Maybe you’ve just had your first baby. Maybe you have children with special needs. Maybe, like me, you are trying to juggle the needs of several different-age kids and your freelance writing business.

Either way, I’m going to share five questions I’ve asked myself to help myself let go of unrealistic expectations (pffft) and put mental health first.

One, do you work too hard? No, wait. That’s not a question. Start over.

Do you iron? Ironing is seriously overrated. A few wrinkles on a shirt haven’t killed anyone yet. Besides, wrinkles straighten up, more or less, while you wear the item.
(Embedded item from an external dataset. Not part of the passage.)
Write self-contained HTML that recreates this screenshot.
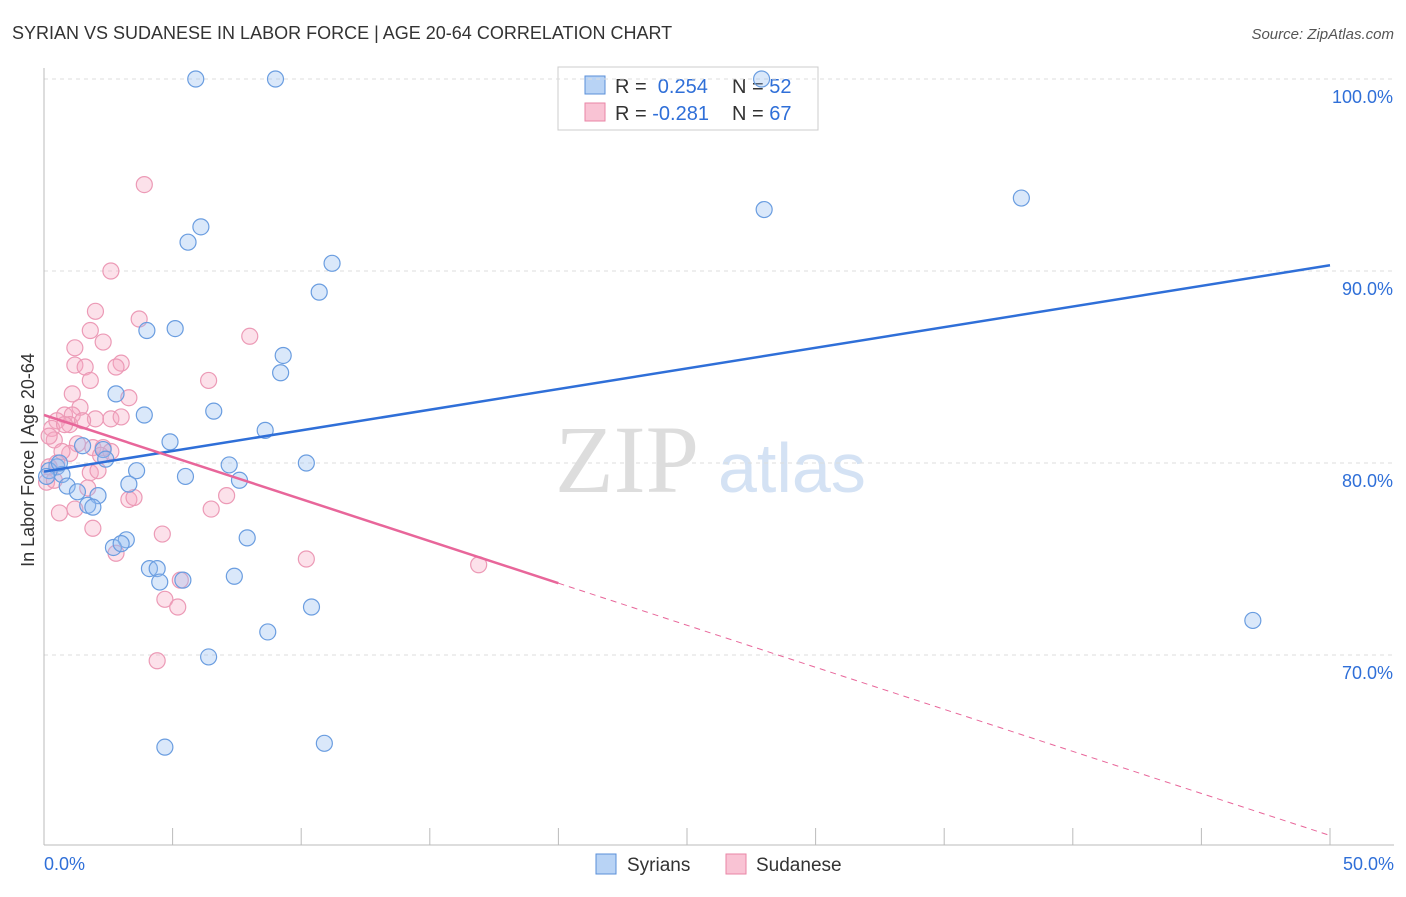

Do you do too much laundry? Around here, clothes get tossed into the hamper when they are dirty. I separate darks and lights, but otherwise, everything gets shoved in the wash together, including underwear, bedding, and towels.

Do you cook too complicated? It’s best to choose dishes that request not just little prep, but little cleanup as well. Soup is a perennial favorite.

Do you delegate? Do you let people do what they can for themselves? If a toddler can pick up her toys, great. If a tween can clean her room, fantastic. So what if it’s not perfect? It fosters healthy independence and helps lighten your load.

Do you take the time to recharge? Do you remember when you last watched a movie? Read a book just because? Called a friend? When I realized that my answer to these was “I’m not sure”, I acknowledged I was on the verge of burnout. I began making an effort to eat and sleep better and to do more things that refresh and rejuvenate me.